I was talking with friends last night about childhood, and what each of us remembered wanting to "be" when we grew up.

My first career-related memory involved dressing as a man because I wanted to be in the Army. I wrote a "report" about it in the third grade, complete with an illustration of a happy soldier in uniform walking down a street whistling. My other female classmates drew pictures of nurses and teachers. I did feel like a bit of an outcast.

After my third-grade tomboyhood I never had any personal questions of gender identification (in the fourth grade, when I wanted to play "princess" parts in plays, I never got them).

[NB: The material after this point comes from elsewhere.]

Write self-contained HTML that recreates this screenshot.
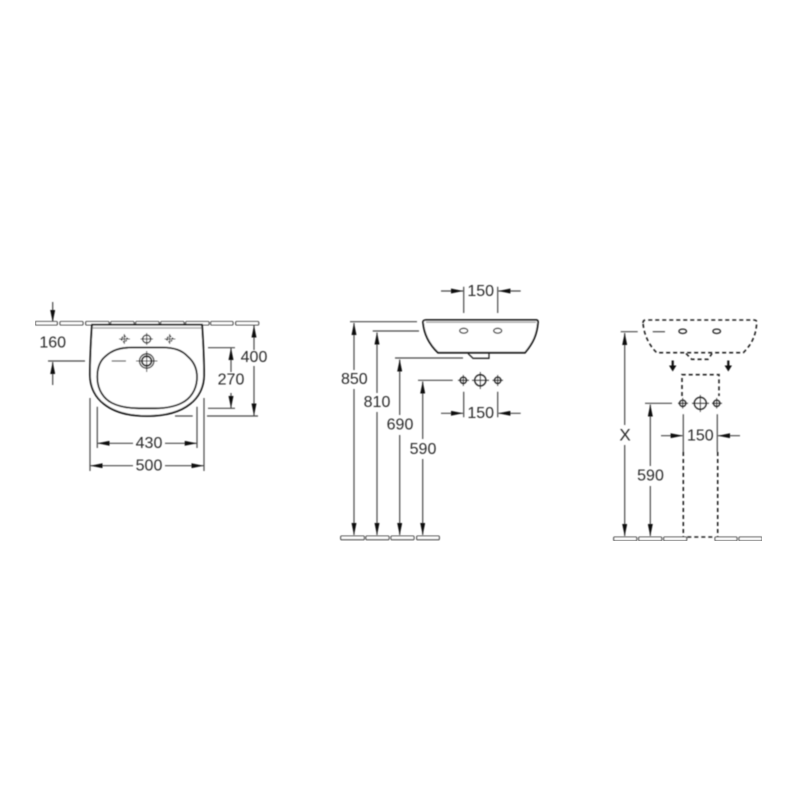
<!DOCTYPE html>
<html><head><meta charset="utf-8">
<style>
html,body{margin:0;padding:0;background:#fff;width:800px;height:800px;overflow:hidden}
svg{display:block}
text{font-family:"Liberation Sans",sans-serif;font-size:16px;fill:#2a2a2a;text-anchor:middle;dominant-baseline:central}
.d{stroke:#4a4a4a;stroke-width:1.2;fill:none}
.t{stroke:#333;stroke-width:1.1;fill:#fff}
.b{stroke:#111;stroke-width:1.8;fill:none}
.k{stroke:#222;stroke-width:1.3;fill:none}
.s{stroke:#222;stroke-width:1.6;fill:none;stroke-dasharray:4 3}
</style></head><body>
<svg width="800" height="800" viewBox="0 0 800 800" xmlns="http://www.w3.org/2000/svg">
<defs>
<marker id="a" viewBox="0 0 12 5" refX="12" refY="2.5" markerWidth="12" markerHeight="5" markerUnits="userSpaceOnUse" orient="auto"><path d="M0 0L12 2.5L0 5z" fill="#111"/></marker>
<filter id="f" x="0" y="0" width="100%" height="100%"><feGaussianBlur stdDeviation="0.45"/></filter>
</defs>
<g filter="url(#f)">
<!-- LEFT: tiles -->
<g class="t">
<rect x="35.3" y="321.5" width="22" height="3.5" rx="1"/><rect x="60" y="321.5" width="23" height="3.5" rx="1"/><rect x="85.7" y="321.5" width="23.3" height="3.5" rx="1"/><rect x="110.7" y="321.5" width="23.3" height="3.5" rx="1"/><rect x="135.7" y="321.5" width="23.3" height="3.5" rx="1"/><rect x="160.7" y="321.5" width="23.3" height="3.5" rx="1"/><rect x="185.7" y="321.5" width="23.3" height="3.5" rx="1"/><rect x="210.7" y="321.5" width="22.3" height="3.5" rx="1"/><rect x="235.7" y="321.5" width="23" height="3.5" rx="1"/>
</g>
<!-- LEFT: basin -->
<path d="M92 324.7H202C203 340 204 358 204 375C204 388 198 398 190 404C180 412 166 416 147 416C128 416 114 412 104 404C96 398 90 388 90 375C90 358 91 340 92 324.7Z" fill="#fff" stroke="#111" stroke-width="1.8"/>
<path d="M93 328H201" stroke="#999" stroke-width="1.2"/>
<path d="M97.3 377C97.3 367 100 361 105 356.7C112 350 120 347.5 132 347.5H162C174 347.5 182 350 188 356.7C194 362 197 368 197 377C197 390 190 399 181.7 403C174 407 166 408.3 155 408.3H139C128 408.3 120 407 112 403C104 399 97.3 390 97.3 377Z" class="b"/>
<path d="M111.7 361H126" class="d"/>
<g class="k">
<circle cx="146.7" cy="361" r="7.2"/><circle cx="146.7" cy="361" r="4.8" stroke-width="1.8"/>
<path d="M136 361H157.5M146.7 351V372" stroke-width=".9"/>
<circle cx="146.7" cy="339" r="4"/><path d="M140.5 339H153M146.7 333V345" stroke-width=".9"/>
<path d="M124.3 335.5L127.8 339L124.3 342.5L120.8 339Z" stroke-dasharray="2 1.2"/><path d="M119 339H130M124.3 334V344" stroke-width=".8"/>
<path d="M169.7 335.5L173.2 339L169.7 342.5L166.2 339Z" stroke-dasharray="2 1.2"/><path d="M164.5 339H175.5M169.7 334V344" stroke-width=".8"/>
</g>
<!-- LEFT dims -->
<g class="d">
<path d="M52.7 302V322" marker-end="url(#a)"/>
<path d="M48 361H85"/>
<path d="M52.7 385V362" marker-end="url(#a)"/>
<path d="M208 347.7H235M208 408.3H235"/>
<path d="M231 372V348" marker-end="url(#a)"/>
<path d="M231 393V408" marker-end="url(#a)"/>
<path d="M254 350V325.5" marker-end="url(#a)"/>
<path d="M254 366V415.5" marker-end="url(#a)"/>
<path d="M175 416H192.7M207 416H258"/>
<path d="M97.3 406.7V448M197 406.7V448"/>
<path d="M133 443.3H97.5" marker-end="url(#a)"/>
<path d="M165 443.3H196.7" marker-end="url(#a)"/>
<path d="M90 398V471M204 398V471"/>
<path d="M133 465.7H90.5" marker-end="url(#a)"/>
<path d="M165 465.7H203.5" marker-end="url(#a)"/>
</g>
<text x="52.7" y="343">160</text>
<text x="231" y="380">270</text>
<text x="254" y="357.7">400</text>
<text x="149" y="443.5">430</text>
<text x="149" y="466">500</text>

<!-- MIDDLE basin -->
<path d="M423 322C423 321 424 320 426 320H536C537.5 320 538 321 538 322C537 335 533 343 525 352.7H438C430 345 424 335 423 322Z" fill="#fff" stroke="#111" stroke-width="1.8"/>
<path d="M426 322.3H536" stroke="#888" stroke-width="1"/>
<path d="M468 353.5L473 358.3H489V353.5" class="k"/>
<g class="k">
<ellipse cx="463.7" cy="330.7" rx="4" ry="2.4"/><ellipse cx="497.7" cy="330.7" rx="4" ry="2.4"/>
<circle cx="463.3" cy="380.3" r="3.2"/><path d="M458 380.3H469M463.3 375V386" stroke-width=".8"/>
<circle cx="497.7" cy="380.3" r="3.2"/><path d="M492.5 380.3H503M497.7 375V386" stroke-width=".8"/>
<circle cx="480.3" cy="380.3" r="5.6"/><path d="M472 380.3H489M480.3 372V389" stroke-width=".8"/>
</g>
<g class="d">
<path d="M463.7 286.7V313M497.7 286.7V313"/>
<path d="M441 291H463" marker-end="url(#a)"/>
<path d="M520.7 291H498.4" marker-end="url(#a)"/>
<path d="M463.7 391.7V417.3M497.7 391.7V417.3"/>
<path d="M441 413.3H463" marker-end="url(#a)"/>
<path d="M520.7 413.3H498.4" marker-end="url(#a)"/>
<path d="M350 321.7H417M372.7 331H419M395 358H463M418 380.3H452.7"/>
<path d="M354 370V323" marker-end="url(#a)"/><path d="M354 389V535" marker-end="url(#a)"/>
<path d="M377 393V332.5" marker-end="url(#a)"/><path d="M377 412V535" marker-end="url(#a)"/>
<path d="M399.7 415V359.5" marker-end="url(#a)"/><path d="M399.7 435V535" marker-end="url(#a)"/>
<path d="M422.7 439V381.5" marker-end="url(#a)"/><path d="M422.7 459V535" marker-end="url(#a)"/>
</g>
<text x="480.7" y="291.5">150</text>
<text x="480.7" y="413.5">150</text>
<text x="354.3" y="379.7">850</text>
<text x="377" y="402.7">810</text>
<text x="400" y="425">690</text>
<text x="423" y="449.5">590</text>
<g class="t">
<rect x="340.7" y="536" width="23.6" height="3.7" rx="1"/><rect x="366" y="536" width="23" height="3.7" rx="1"/><rect x="391" y="536" width="23" height="3.7" rx="1"/><rect x="416.7" y="536" width="22.6" height="3.7" rx="1"/>
</g>

<!-- RIGHT basin dashed -->
<path d="M643 323C643 321 644 320 646 320H754C756 320 757 321 756.7 323C756 335 752 344 743.3 352.7H656.7C649 345 644 335 643 323Z" class="s"/>
<path d="M686 353.5L691.7 359.3H708L712 353.5" class="s"/>
<g class="k">
<ellipse cx="682.7" cy="331.3" rx="3.8" ry="2.2"/><ellipse cx="716.7" cy="331.3" rx="3.8" ry="2.2"/>
<circle cx="682.7" cy="403.3" r="3.2"/><path d="M678 403.3H688M682.7 398V408.5" stroke-width=".8"/>
<circle cx="716.7" cy="403.3" r="3.2"/><path d="M712 403.3H722M716.7 398V408.5" stroke-width=".8"/>
<circle cx="700.3" cy="403.3" r="6"/><path d="M692 403.3H709M700.3 395V412" stroke-width=".8"/>
</g>
<path d="M652.7 331.7H665" class="d"/>
<path d="M672.7 360.5V366M728.3 360.5V366" stroke="#111" stroke-width="2.2"/>
<path d="M669 365.5H676.4L672.7 371.5ZM724.6 365.5H732L728.3 371.5Z" fill="#111"/>
<path d="M682 396V374.7H719V396" class="s"/>
<path d="M683.3 452V537M717.7 452V537M687.3 537H715" class="s"/>
<g class="d">
<path d="M620.7 331.7H637.7M645 403.3H672"/>
<path d="M624.7 425V333" marker-end="url(#a)"/><path d="M624.7 445V536" marker-end="url(#a)"/>
<path d="M650.3 466V404.5" marker-end="url(#a)"/><path d="M650.3 486V536" marker-end="url(#a)"/>
<path d="M683.3 414.3V452M717.3 414.3V452"/>
<path d="M661 435.7H682.6" marker-end="url(#a)"/>
<path d="M740 435.7H718" marker-end="url(#a)"/>
</g>
<text x="625" y="435" style="font-size:17px">X</text>
<text x="650.5" y="476">590</text>
<text x="700.3" y="436">150</text>
<g class="t">
<rect x="613.7" y="537" width="23" height="3.8" rx="1"/><rect x="638.7" y="537" width="23" height="3.8" rx="1"/><rect x="663.7" y="537" width="23" height="3.8" rx="1"/><rect x="715" y="537" width="22" height="3.8" rx="1"/><rect x="739" y="537" width="23" height="3.8" rx="1"/>
</g>
</g>
</svg>
</body></html>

I imagine that my "when-I-grow-up" desires must have come from the books I used to read.

I used to take out arm-fulls of "Discovery Books" from our public library, and the two I remember reading the most were Leif the Lucky and John Paul Jones. I owned copies of Florence Nightingale and Clara Barton, which were given to me as gifts from well-meaning relatives, but I never took to them they way I did to the books about the men who figured in history. The only historical woman I could identify with as a child was Joan of Arc, but I don't believe that her biography was part of the "Discovery Book" series. I guess that I figured that if I could pass as a man, I could do the kinds of things men could do, which when I was growing up happened to be everything.


I found out a few nifty things today: Leif the Lucky was written by Erick Berry, and Erick Berry was a pseudonym for Allena Champlin (1892-1974). Allena grew up in New Bedford, Massachusetts, where her father was a librarian, and she became an artist and later a writer. I also learned that Leif the Lucky was published in 1961 by the Garrard Press in Champaign, Illinois (the city 50 miles away where I do most of my playing these days). I know the exact location of where the publisher who influenced so much of my childhood used to be.